━━━ Information shown ━━━

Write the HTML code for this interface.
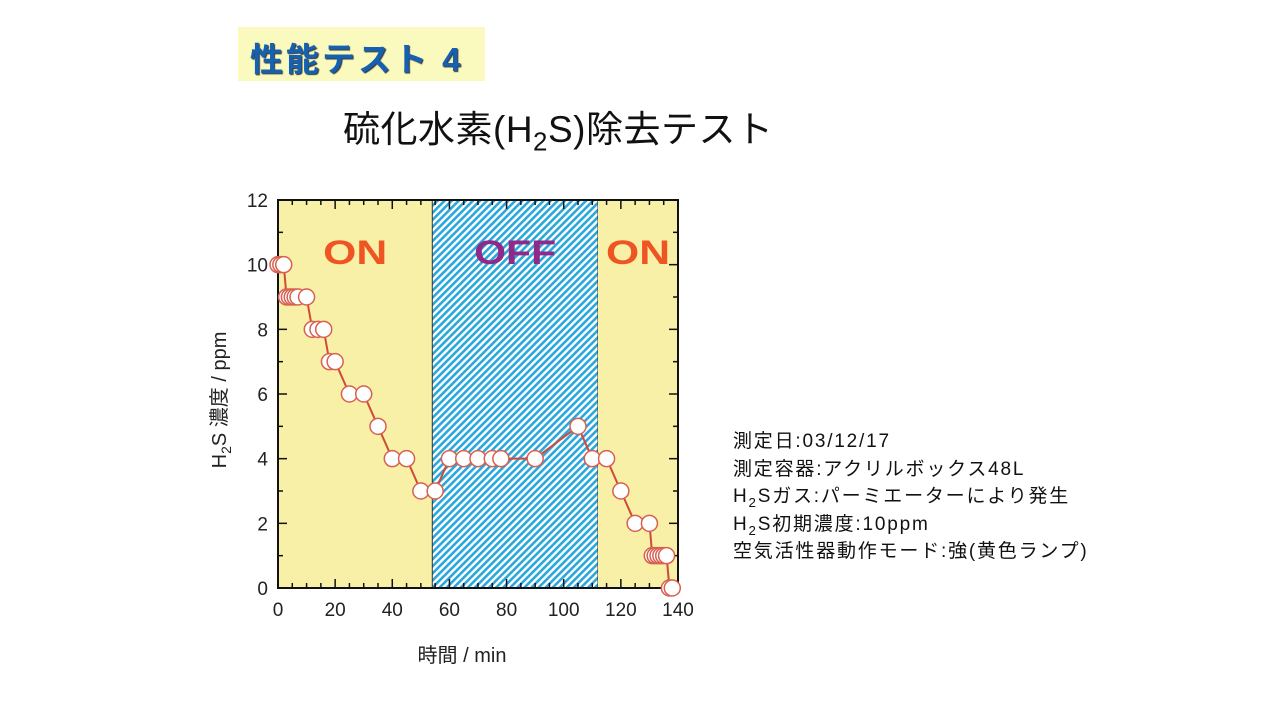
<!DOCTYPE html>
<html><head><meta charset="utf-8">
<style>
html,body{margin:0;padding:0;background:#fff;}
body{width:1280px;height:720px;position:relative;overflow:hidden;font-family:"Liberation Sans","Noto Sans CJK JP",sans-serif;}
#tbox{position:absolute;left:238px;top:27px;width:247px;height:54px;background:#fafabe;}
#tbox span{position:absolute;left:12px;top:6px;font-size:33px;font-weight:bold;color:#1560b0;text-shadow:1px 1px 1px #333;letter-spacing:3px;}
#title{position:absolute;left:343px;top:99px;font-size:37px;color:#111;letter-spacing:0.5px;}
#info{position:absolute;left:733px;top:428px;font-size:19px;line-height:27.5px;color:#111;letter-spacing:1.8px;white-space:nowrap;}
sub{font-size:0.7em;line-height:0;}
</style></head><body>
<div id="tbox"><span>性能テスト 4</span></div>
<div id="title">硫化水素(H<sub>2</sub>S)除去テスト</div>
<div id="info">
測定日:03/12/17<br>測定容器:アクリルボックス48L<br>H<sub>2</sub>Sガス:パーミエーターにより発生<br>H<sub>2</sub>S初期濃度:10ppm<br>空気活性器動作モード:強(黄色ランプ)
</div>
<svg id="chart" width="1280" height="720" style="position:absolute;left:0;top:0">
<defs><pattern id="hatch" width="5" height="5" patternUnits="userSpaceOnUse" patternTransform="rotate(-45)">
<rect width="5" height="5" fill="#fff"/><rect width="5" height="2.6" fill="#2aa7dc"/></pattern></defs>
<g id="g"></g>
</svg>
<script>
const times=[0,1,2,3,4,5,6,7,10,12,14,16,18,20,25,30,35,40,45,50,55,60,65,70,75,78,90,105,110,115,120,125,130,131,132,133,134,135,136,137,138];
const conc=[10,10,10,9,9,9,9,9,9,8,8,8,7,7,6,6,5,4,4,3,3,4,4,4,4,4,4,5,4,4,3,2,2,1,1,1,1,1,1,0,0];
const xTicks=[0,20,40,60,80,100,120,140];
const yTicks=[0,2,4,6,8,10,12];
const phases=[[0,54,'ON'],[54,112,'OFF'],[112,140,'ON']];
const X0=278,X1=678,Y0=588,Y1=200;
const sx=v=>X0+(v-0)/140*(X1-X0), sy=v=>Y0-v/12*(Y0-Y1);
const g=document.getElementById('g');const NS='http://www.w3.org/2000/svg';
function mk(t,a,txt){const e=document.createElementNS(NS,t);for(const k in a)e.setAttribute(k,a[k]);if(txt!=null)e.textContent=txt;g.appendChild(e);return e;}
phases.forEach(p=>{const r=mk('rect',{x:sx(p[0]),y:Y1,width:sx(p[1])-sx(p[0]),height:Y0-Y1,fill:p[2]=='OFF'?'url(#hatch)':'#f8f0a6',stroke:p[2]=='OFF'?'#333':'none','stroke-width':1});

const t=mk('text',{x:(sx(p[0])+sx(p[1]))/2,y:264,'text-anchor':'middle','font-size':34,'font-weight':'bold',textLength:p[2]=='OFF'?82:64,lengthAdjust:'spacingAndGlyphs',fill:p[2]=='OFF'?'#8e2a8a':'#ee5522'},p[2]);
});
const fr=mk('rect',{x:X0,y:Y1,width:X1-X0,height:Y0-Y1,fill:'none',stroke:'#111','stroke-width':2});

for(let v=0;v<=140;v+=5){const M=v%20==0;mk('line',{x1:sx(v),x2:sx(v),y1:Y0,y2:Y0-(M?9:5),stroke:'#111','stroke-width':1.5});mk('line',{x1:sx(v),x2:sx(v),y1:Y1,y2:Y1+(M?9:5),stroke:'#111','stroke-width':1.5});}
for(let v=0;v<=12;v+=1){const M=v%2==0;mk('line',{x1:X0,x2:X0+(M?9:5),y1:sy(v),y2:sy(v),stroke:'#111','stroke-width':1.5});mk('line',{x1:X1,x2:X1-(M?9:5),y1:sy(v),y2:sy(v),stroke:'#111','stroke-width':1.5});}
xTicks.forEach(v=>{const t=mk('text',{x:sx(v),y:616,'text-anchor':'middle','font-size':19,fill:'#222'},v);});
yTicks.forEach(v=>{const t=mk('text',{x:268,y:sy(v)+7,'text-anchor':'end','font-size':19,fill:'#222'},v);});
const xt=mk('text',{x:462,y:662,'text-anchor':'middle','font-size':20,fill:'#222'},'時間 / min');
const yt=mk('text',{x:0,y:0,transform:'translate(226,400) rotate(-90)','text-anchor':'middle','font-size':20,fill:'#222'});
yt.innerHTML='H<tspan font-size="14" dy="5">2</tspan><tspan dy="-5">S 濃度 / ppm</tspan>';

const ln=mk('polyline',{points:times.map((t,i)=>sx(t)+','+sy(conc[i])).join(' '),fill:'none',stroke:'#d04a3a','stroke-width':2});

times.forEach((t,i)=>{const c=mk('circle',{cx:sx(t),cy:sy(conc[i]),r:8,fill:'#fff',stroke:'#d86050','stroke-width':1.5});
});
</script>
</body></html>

━━━
━━━ Information shown ━━━

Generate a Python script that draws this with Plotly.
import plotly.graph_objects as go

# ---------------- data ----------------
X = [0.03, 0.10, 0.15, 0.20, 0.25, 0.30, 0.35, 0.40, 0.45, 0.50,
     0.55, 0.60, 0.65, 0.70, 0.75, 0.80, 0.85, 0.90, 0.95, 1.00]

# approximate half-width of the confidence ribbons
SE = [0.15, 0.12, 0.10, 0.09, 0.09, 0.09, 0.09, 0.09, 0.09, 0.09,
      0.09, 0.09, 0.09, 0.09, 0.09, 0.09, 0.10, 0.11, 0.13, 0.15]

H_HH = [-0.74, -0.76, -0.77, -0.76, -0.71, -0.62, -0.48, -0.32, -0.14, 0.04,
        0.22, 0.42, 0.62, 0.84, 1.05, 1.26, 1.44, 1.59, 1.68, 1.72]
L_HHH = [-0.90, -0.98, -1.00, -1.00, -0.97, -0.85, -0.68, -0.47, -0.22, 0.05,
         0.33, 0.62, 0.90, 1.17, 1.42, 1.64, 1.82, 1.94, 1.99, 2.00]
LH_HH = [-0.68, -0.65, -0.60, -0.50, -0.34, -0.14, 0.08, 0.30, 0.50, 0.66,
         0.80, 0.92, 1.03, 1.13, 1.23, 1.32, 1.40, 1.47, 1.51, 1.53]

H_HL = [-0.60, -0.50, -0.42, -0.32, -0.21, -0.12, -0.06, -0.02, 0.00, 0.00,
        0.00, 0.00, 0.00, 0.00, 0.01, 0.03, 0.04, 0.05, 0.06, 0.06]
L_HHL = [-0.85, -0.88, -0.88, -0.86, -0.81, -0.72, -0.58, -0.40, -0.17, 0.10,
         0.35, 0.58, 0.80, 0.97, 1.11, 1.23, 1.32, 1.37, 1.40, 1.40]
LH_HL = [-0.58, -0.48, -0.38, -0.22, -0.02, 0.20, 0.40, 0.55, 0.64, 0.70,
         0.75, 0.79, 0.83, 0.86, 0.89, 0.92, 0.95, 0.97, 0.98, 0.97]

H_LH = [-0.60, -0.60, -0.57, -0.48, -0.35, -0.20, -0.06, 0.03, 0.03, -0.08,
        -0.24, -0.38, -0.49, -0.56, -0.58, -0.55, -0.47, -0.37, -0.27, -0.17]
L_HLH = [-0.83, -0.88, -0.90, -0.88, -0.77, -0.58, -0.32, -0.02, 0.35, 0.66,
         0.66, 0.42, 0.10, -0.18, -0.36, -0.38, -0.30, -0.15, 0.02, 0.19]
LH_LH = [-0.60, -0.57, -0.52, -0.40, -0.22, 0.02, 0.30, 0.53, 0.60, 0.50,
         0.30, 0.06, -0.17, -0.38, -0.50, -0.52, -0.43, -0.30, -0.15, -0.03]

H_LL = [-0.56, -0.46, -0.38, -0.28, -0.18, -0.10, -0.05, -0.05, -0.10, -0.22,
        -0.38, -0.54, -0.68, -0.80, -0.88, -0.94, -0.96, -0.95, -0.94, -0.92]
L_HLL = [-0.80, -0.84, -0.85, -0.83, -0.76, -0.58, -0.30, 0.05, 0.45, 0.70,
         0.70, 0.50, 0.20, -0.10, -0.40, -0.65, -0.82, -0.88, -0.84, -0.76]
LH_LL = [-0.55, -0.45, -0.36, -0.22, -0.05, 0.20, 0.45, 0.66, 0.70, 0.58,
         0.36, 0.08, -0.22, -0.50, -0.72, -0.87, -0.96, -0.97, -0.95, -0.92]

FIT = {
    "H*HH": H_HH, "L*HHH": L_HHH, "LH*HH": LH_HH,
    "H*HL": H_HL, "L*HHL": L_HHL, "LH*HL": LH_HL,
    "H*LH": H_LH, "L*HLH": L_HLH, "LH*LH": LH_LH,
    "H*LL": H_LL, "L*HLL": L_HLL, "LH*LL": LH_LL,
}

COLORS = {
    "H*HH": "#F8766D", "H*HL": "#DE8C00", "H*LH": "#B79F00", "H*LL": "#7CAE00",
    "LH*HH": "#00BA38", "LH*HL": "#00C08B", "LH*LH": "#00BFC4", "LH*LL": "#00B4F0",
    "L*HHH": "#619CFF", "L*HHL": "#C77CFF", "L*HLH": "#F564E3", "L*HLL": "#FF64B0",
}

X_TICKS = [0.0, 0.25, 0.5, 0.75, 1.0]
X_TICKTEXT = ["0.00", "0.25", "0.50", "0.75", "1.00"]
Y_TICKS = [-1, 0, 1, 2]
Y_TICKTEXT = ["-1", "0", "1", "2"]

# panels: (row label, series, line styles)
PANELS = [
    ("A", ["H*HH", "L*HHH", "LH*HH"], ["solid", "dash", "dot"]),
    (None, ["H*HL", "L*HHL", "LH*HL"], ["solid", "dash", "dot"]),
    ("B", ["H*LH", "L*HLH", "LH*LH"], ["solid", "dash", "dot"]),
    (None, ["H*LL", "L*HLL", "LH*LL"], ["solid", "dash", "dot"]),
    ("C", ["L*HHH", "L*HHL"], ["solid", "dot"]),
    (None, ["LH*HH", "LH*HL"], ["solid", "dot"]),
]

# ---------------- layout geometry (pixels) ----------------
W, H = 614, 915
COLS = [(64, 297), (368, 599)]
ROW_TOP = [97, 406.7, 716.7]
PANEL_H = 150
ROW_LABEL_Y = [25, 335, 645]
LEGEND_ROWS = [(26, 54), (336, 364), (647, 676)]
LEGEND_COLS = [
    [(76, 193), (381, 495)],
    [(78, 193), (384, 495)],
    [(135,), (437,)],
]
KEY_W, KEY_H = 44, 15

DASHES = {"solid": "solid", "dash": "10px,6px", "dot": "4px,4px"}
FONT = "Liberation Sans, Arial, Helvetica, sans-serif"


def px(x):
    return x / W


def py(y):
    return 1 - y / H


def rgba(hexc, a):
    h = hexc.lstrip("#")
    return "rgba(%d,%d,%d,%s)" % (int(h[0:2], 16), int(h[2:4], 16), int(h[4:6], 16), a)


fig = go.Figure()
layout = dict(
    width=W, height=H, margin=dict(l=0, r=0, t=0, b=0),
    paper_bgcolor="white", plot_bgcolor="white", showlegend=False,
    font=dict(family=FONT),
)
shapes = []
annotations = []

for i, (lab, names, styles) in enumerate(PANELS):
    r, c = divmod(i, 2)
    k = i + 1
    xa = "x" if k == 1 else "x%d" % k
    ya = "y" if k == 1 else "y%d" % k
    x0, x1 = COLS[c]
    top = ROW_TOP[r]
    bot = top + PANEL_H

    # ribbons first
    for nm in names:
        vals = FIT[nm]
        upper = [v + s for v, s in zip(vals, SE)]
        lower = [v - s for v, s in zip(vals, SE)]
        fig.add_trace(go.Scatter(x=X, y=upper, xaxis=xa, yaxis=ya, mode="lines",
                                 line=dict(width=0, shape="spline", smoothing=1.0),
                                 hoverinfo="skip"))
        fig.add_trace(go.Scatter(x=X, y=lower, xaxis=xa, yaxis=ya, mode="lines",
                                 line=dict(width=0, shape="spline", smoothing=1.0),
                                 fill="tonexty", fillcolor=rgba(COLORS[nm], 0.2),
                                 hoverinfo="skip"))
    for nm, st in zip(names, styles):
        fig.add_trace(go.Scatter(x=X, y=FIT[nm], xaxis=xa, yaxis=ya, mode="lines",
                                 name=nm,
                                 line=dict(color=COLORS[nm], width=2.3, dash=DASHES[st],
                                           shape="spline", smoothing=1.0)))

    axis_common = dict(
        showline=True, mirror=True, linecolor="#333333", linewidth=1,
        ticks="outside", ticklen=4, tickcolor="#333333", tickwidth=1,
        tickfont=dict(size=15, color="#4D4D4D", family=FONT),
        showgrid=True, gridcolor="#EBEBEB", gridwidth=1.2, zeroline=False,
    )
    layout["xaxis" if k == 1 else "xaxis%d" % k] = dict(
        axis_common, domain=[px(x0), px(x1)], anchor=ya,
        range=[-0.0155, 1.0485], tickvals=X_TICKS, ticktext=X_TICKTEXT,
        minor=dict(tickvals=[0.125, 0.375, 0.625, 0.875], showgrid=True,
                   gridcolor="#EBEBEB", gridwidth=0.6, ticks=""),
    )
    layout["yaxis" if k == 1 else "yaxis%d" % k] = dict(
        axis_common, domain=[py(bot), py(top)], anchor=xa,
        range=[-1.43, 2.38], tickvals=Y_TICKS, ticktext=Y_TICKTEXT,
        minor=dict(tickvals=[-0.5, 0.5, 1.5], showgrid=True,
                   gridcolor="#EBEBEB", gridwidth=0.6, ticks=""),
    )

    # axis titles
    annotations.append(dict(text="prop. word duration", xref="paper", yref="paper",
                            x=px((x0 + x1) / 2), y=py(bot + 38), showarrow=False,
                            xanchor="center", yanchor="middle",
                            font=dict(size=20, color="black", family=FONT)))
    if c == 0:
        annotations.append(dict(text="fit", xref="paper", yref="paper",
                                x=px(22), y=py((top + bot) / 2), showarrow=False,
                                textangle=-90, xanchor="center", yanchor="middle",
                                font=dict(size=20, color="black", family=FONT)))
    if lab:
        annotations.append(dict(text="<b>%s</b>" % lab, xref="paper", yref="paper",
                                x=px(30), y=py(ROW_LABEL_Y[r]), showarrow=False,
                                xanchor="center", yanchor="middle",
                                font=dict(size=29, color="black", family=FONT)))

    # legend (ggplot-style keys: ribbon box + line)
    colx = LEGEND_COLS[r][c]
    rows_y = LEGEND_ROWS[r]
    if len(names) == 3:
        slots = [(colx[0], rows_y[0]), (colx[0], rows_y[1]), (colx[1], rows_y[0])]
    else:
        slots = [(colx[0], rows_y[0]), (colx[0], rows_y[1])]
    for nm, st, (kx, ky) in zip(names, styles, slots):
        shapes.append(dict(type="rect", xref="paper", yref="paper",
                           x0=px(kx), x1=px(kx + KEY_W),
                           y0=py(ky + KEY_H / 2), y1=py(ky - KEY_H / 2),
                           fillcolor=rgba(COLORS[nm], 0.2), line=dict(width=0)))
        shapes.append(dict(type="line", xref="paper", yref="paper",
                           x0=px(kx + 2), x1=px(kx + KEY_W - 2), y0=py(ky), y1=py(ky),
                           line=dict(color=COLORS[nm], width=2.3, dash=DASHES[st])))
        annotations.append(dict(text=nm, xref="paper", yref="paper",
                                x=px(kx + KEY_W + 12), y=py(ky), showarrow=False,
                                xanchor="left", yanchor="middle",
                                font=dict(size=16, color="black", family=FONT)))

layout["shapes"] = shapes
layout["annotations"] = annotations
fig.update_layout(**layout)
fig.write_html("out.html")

━━━

Stated goal
Both the line with "Generate a Python" and the line with "0.55, 0.60, 0.65, 0.70, 0.75, 0.80, 0.85, 0.90, 0.95, 1.00]" belong in the answer; write them out exactly, with every line between.

Answer for this exercise
Generate a Python script that draws this with Plotly.
import plotly.graph_objects as go

# ---------------- data ----------------
X = [0.03, 0.10, 0.15, 0.20, 0.25, 0.30, 0.35, 0.40, 0.45, 0.50,
     0.55, 0.60, 0.65, 0.70, 0.75, 0.80, 0.85, 0.90, 0.95, 1.00]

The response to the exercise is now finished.